New Country-by-Country reporting data also provides aggregated information on the global tax and economic activities of around 6000 MNE groups headquartered in 38 jurisdictions and operating across more than 100 jurisdictions worldwide. Country-by-Country reports (CbCRs), which are a major output under the OECD/G20 BEPS Project, provide tax authorities with the information needed to analyse MNE behaviour for risk assessment purposes. The release of today’s anonymised and aggregated statistics will continue to support the improved measurement and monitoring of BEPS.

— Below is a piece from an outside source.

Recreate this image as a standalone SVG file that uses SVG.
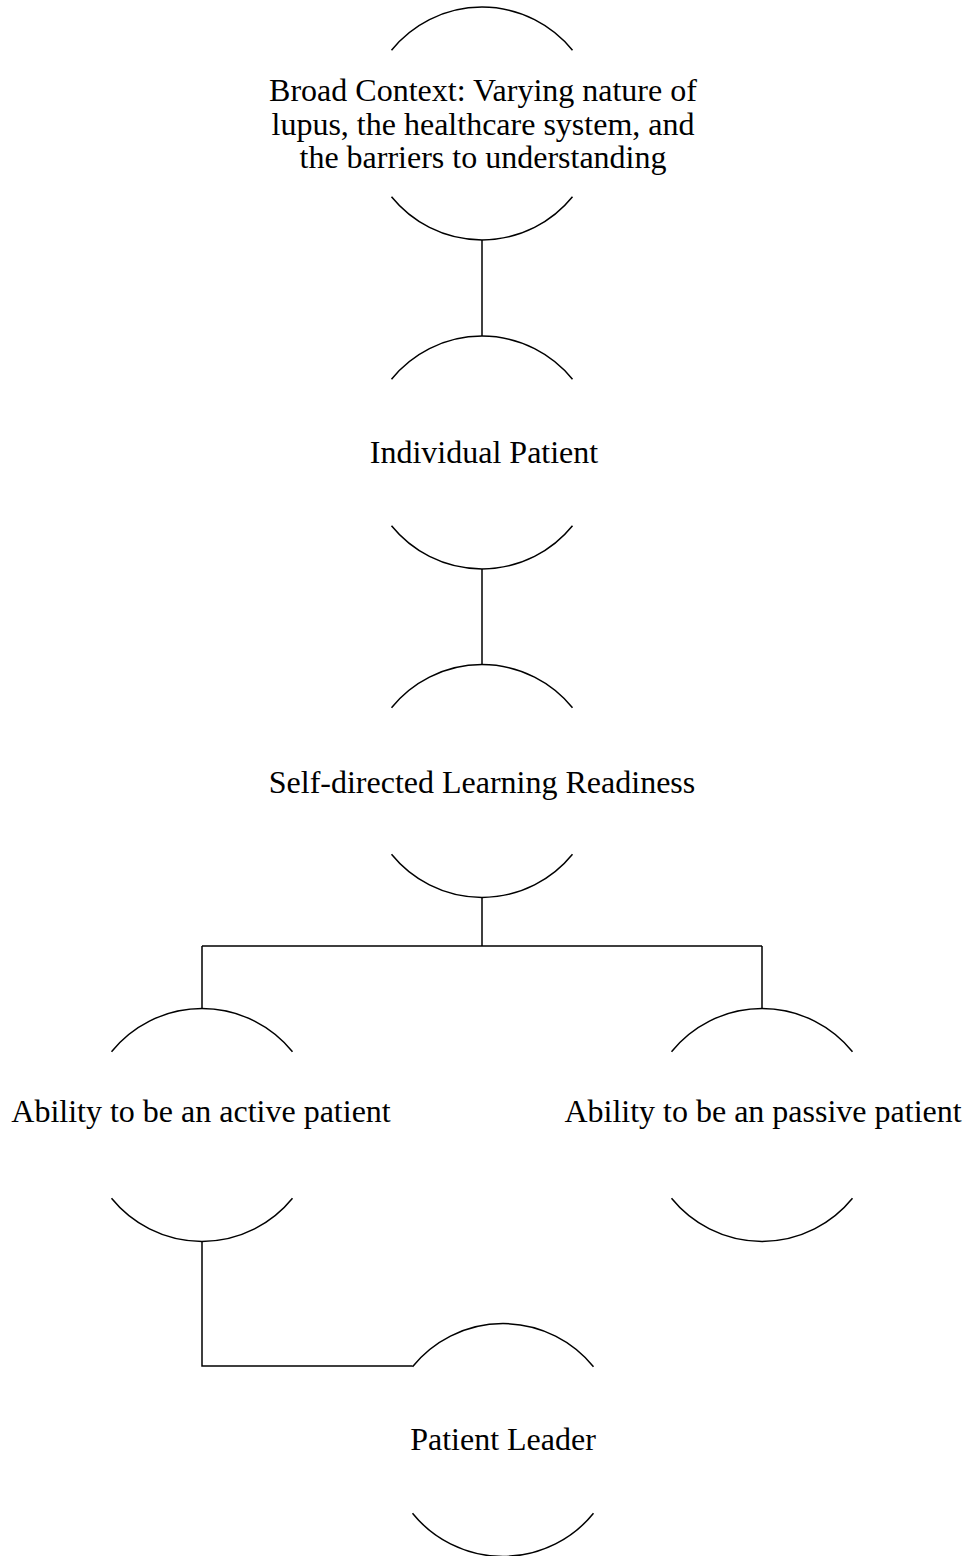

The data contain some limitations1 and comparability between the 2016 and 2017 data is limited. Nonetheless, the new statistics suggest continuing misalignment between the location where profits are reported and the location where economic activities occur. This can be seen through differences in profitability, related-party revenues, and business activities of MNEs in investment hubs and zero-tax jurisdictions compared to MNEs in other jurisdictions. While these effects could reflect some commercial considerations, they are also indicate the existence of BEPS.
Evidence of continuing BEPS behaviours as well as the persistent downward trend in statutory corporate tax rates reinforce the need to finalise agreement and begin implementation of the two-pillar approach to international tax reform.
This year’s database also includes new indicators highlighting the use of tax incentives for research and development (R&D) investments. The indicators, which are accompanied by a new working paper, show that in 2020, among OECD countries offering tax support, R&D tax incentives decrease the effective tax rate on R&D investments by around 10 percentage points on average, compared to non-R&D investments.